▶ _What you are asked to do_
Leave out the pictures and repeat exactly the lines between the one containing "What TikZ code" and the one containing "(sixb) at (347,147)", inclusive.

▶ _Data listing_

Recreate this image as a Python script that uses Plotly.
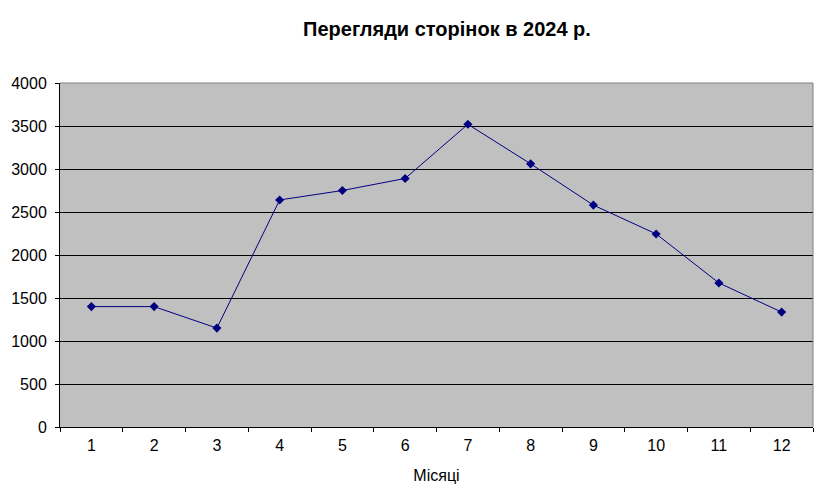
import plotly.graph_objects as go

# Monthly page views, 2024
months = ['1', '2', '3', '4', '5', '6', '7', '8', '9', '10', '11', '12']
views = [1400, 1400, 1150, 2640, 2750, 2890, 3520, 3060, 2580, 2245, 1675, 1336]

navy = '#000080'
font = 'Liberation Sans, Arial, sans-serif'

fig = go.Figure()
fig.add_trace(go.Scatter(
    x=months, y=views,
    mode='lines+markers',
    line=dict(color=navy, width=1),
    marker=dict(symbol='diamond', size=7, color=navy),
    showlegend=False,
    hoverinfo='x+y'
))

# the page body adds an 8px offset, so the figure is 8px smaller than the window
fig.update_layout(
    width=814, height=495,
    paper_bgcolor='white',
    plot_bgcolor='#C0C0C0',
    margin=dict(l=52, r=9, t=75, b=76),
    font=dict(family=font, size=16, color='black'),
    title=dict(
        text='<b>Перегляди сторінок в 2024 р.</b>',
        x=0.5393, xanchor='center',
        y=0.9576, yanchor='middle',
        font=dict(family=font, size=20, color='black')
    ),
)

fig.update_xaxes(
    type='category',
    range=[-0.5, len(months) - 0.5],
    tickson='boundaries',
    ticks='outside', ticklen=4, tickcolor='black',
    ticklabelstandoff=4,
    showline=True, linecolor='black', linewidth=1,
    showgrid=False,
    automargin=False,
    tickfont=dict(size=16),
    title=dict(text='Місяці', font=dict(size=16), standoff=16),
)

fig.update_yaxes(
    range=[0, 4000], dtick=500,
    ticks='outside', ticklen=4, tickcolor='black',
    ticklabelstandoff=5,
    showline=True, linecolor='black', linewidth=1,
    showgrid=True, gridcolor='black', gridwidth=1,
    zeroline=False,
    automargin=False,
    tickfont=dict(size=16),
)

# grey frame on top and right side of plot area
fig.add_shape(type='line', xref='paper', yref='paper', x0=0, x1=1, y0=1, y1=1,
              line=dict(color='#808080', width=1), layer='above')
fig.add_shape(type='line', xref='paper', yref='paper', x0=1, x1=1, y0=0, y1=1,
              line=dict(color='#808080', width=1), layer='above')

fig.write_html('out.html')
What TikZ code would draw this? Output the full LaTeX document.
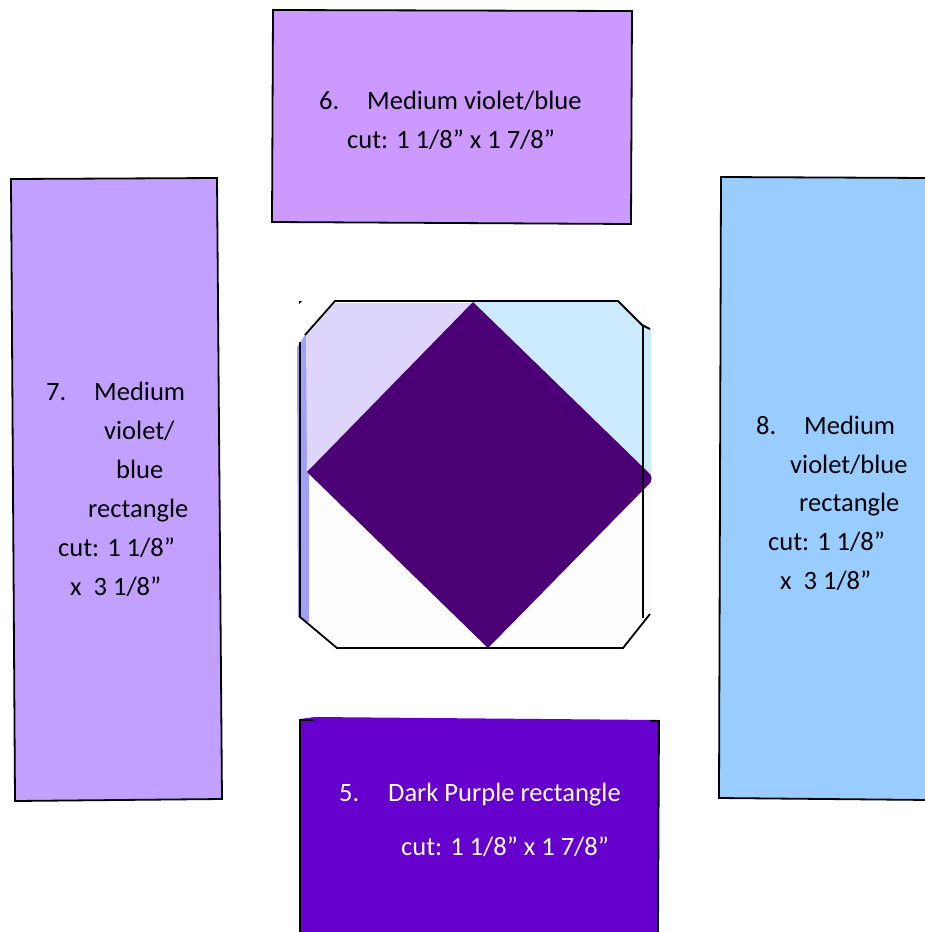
\documentclass[tikz,border=0pt]{standalone}
\usepackage{fontspec}
\setmainfont{Carlito}
\usetikzlibrary{positioning}
\usetikzlibrary{calc}

\definecolor{violetsix}{HTML}{CC99FF}
\definecolor{violetseven}{HTML}{C2A0FF}
\definecolor{bluefill}{HTML}{99CCFF}
\definecolor{darkpurple}{HTML}{6600CC}
\definecolor{lightviolet}{HTML}{DDD6FA}
\definecolor{lightblue}{HTML}{CCEBFE}
\definecolor{offwhite}{HTML}{FDFDFD}
\definecolor{stripblue}{HTML}{A0A0F5}
\definecolor{diamondpurple}{HTML}{4B0075}

\tikzset{
	cutlabel/.style={anchor=base west, inner sep=0pt, yshift=-1pt, font=\fontsize{26.5}{26.5}\selectfont},
	outline/.style={draw=black, line width=1.8pt}
}

\begin{document}
\begin{tikzpicture}[x=1pt,y=-1pt]
\useasboundingbox (0,0) rectangle (924,932);

% rectangle 6
\draw[outline, fill=violetsix] (273,10) -- (632,11) -- (631,224) -- (272,222) -- cycle;
\node[cutlabel] (six) at (319,108) {6.};
\node[cutlabel] (sixa) at (367,108) {Medium violet/blue};
\node[cutlabel] (sixb) at (347,147) {cut: 1 1/8” x 1 7/8”};

% rectangle 7
\draw[outline, fill=violetseven] (11,179) -- (217,178) -- (222,799) -- (15,801) -- cycle;
\node[cutlabel] (seven) at (46,399) {7.};
\node[cutlabel] (sevena) at (94,399) {Medium};
\node[cutlabel] (sevenb) at (104,438) {violet/};
\node[cutlabel] (sevenc) at (116,477) {blue};
\node[cutlabel] (sevend) at (88,516) {rectangle};
\node[cutlabel] (sevene) at (58,555) {cut: 1 1/8”};
\node[cutlabel] (sevenf) at (70,594) {x\ \ 3 1/8”};

% rectangle 8
\draw[outline, fill=bluefill] (930,178) -- (721,177) -- (719,798) -- (930,800);
\node[cutlabel] (eight) at (756,433) {8.};
\node[cutlabel] (eighta) at (804,433) {Medium};
\node[cutlabel] (eightb) at (790,472) {violet/blue};
\node[cutlabel] (eightc) at (799,510) {rectangle};
\node[cutlabel] (eightd) at (768,549) {cut: 1 1/8”};
\node[cutlabel] (eighte) at (780,588) {x\ \ 3 1/8”};

% rectangle 5
\fill[darkpurple] (300,719) -- (315,717) -- (658,720) -- (658,932) -- (300,932) -- cycle;
\draw[outline] (314,720) -- (300,720) -- (300,932);
\draw[outline] (650,721) -- (659,721) -- (658,932);
\node[cutlabel, text=white] (five) at (339,800) {5.};
\node[cutlabel, text=white] (fivea) at (388,800) {Dark Purple rectangle};
\node[cutlabel, text=white] (fiveb) at (401,854) {cut: 1 1/8” x 1 7/8”};

% finished block
\fill[offwhite] (306,335) -- (335,303) -- (645,303) -- (651,329) -- (651,614) -- (623,648) -- (337,648) -- (306,622) -- cycle;
\fill[stripblue] (297,347) -- (305,335) -- (309,336) -- (309,622) -- (306,622) -- (298,617) -- cycle;
\fill[lightviolet] (306,335) -- (335,303) -- (473,303) -- (307,472) -- cycle;
\fill[lightblue] (473,302) -- (618,301) -- (642,323) -- (651,329) -- (651,478) -- cycle;
\fill[diamondpurple] (473,302) -- (650,474) .. controls (652,477) and (652,480) .. (650,483) -- (488,648) -- (307,472) -- cycle;

% outline of the block
\draw[outline] (300,342) -- (300,617) -- (306,622) -- (337,648) -- (623,648) -- (650,614);
\draw[outline] (305,335) -- (335,301) -- (618,301) -- (642,325) -- (650,329);
\draw[outline] (643,325) -- (643,618);
\fill[black] (299,301) -- (302,301) -- (299,304) -- cycle;

\end{tikzpicture}
\end{document}
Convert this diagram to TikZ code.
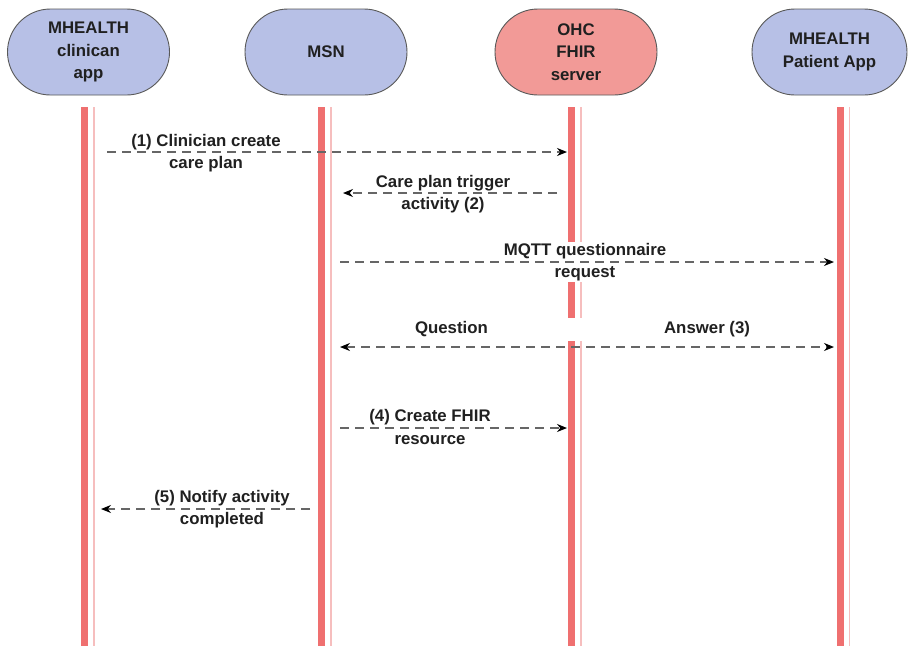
\documentclass[tikz,border=0pt]{standalone}
\usepackage{fontspec}
\setmainfont{Liberation Sans}
\usetikzlibrary{arrows.meta}

\definecolor{actorblue}{HTML}{B7C0E6}
\definecolor{actorred}{HTML}{F29A97}
\definecolor{lifered}{HTML}{EF7070}
\definecolor{lifepale}{HTML}{F6BEBE}
\definecolor{msggray}{HTML}{666666}
\definecolor{txt}{HTML}{202020}

\tikzset{
  x=1pt, y=-1pt,
  lbl/.style={font=\bfseries\fontsize{16.8}{22.5}\selectfont, text=txt, align=center},
  actor/.style={lbl, rectangle, rounded corners=43pt, draw=black!65, line width=0.9pt,
                minimum width=162pt, minimum height=86pt, inner sep=0pt},
  lifebar/.style={draw=lifered, line width=7pt},
  lifethin/.style={draw=lifepale, line width=1.1pt},
  msglabel/.style={lbl, fill=white, inner sep=1pt},
  tip/.style={},
  msg/.style={draw=msggray, line width=1.3pt, dash pattern=on 9pt off 6pt,
              -{Stealth[length=10pt, width=8pt, color=black]}},
  msgboth/.style={msg, {Stealth[length=10pt, width=8pt, color=black]}-{Stealth[length=10pt, width=8pt, color=black]}}
}

\begin{document}
\begin{tikzpicture}
  \useasboundingbox[fill=white] (0,0) rectangle (908,646);

  % participants
  \node[actor, fill=actorblue] (clin) at (88.5,52) {MHEALTH\\clinican\\app};
  \node[actor, fill=actorblue] (msn)  at (326,52)  {MSN};
  \node[actor, fill=actorred]  (ohc)  at (576,52)  {OHC\\FHIR\\server};
  \node[actor, fill=actorblue, minimum width=155pt] (pat) at (829.5,52) {MHEALTH\\Patient App};

  % lifeline end points
  \coordinate (clinT) at (84.5,107);  \coordinate (clinB) at (84.5,646);
  \coordinate (msnT)  at (321.5,107); \coordinate (msnB)  at (321.5,646);
  \coordinate (ohcT)  at (571.5,107); \coordinate (ohcB)  at (571.5,646);
  \coordinate (patT)  at (840,107);   \coordinate (patB)  at (840,646);

  % lifelines: thick bar with a thin pale rule beside it
  \foreach \p in {clin,msn,ohc,pat}{
    \draw[lifebar] (\p T) -- (\p B);
    \draw[lifethin] ([xshift=9.5pt]\p T) -- ([xshift=9.5pt]\p B);
  }

  % message end points
  \coordinate (m1s) at (107,152); \coordinate (m1e) at (567,152);
  \coordinate (m2s) at (557,193); \coordinate (m2e) at (343,193);
  \coordinate (m3s) at (340,262); \coordinate (m3e) at (834,262);
  \coordinate (m4s) at (340,347); \coordinate (m4e) at (834,347);
  \coordinate (m5s) at (340,428); \coordinate (m5e) at (567,428);
  \coordinate (m6s) at (310,509); \coordinate (m6e) at (101,509);

  % message labels
  \node[msglabel] (l1) at (206,153) {(1) Clinician create\\care plan};
  \node[msglabel] (l2) at (443,194) {Care plan trigger\\activity (2)};
  \node[msglabel] (l3) at (585,262) {MQTT questionnaire\\request};
  \node[msglabel, inner sep=0pt, minimum height=23pt] (l4) at (582.5,329)
       {\makebox[335pt]{Question\hfill Answer (3)}};
  \node[msglabel] (l5) at (430,427) {(4) Create FHIR\\resource};
  \node[msglabel] (l6) at (222,509) {(5) Notify activity\\completed};

  % messages
  \draw[msg] (m1s) -- (m1e);
  \draw[msg] (m2s) -- (m2e);
  \draw[msg] (m3s) -- (m3e);
  \draw[msgboth] (m4s) -- (m4e);
  \draw[msg] (m5s) -- (m5e);
  \draw[msg] (m6s) -- (m6e);
\end{tikzpicture}
\end{document}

▶ _Response to the exercise_
What TikZ code would draw this? Output the full LaTeX document.
\documentclass[tikz,border=0pt]{standalone}
\usepackage{fontspec}
\setmainfont{Carlito}
\usetikzlibrary{positioning}
\usetikzlibrary{calc}

\definecolor{violetsix}{HTML}{CC99FF}
\definecolor{violetseven}{HTML}{C2A0FF}
\definecolor{bluefill}{HTML}{99CCFF}
\definecolor{darkpurple}{HTML}{6600CC}
\definecolor{lightviolet}{HTML}{DDD6FA}
\definecolor{lightblue}{HTML}{CCEBFE}
\definecolor{offwhite}{HTML}{FDFDFD}
\definecolor{stripblue}{HTML}{A0A0F5}
\definecolor{diamondpurple}{HTML}{4B0075}

\tikzset{
	cutlabel/.style={anchor=base west, inner sep=0pt, yshift=-1pt, font=\fontsize{26.5}{26.5}\selectfont},
	outline/.style={draw=black, line width=1.8pt}
}

\begin{document}
\begin{tikzpicture}[x=1pt,y=-1pt]
\useasboundingbox (0,0) rectangle (924,932);

% rectangle 6
\draw[outline, fill=violetsix] (273,10) -- (632,11) -- (631,224) -- (272,222) -- cycle;
\node[cutlabel] (six) at (319,108) {6.};
\node[cutlabel] (sixa) at (367,108) {Medium violet/blue};
\node[cutlabel] (sixb) at (347,147) {cut: 1 1/8” x 1 7/8”};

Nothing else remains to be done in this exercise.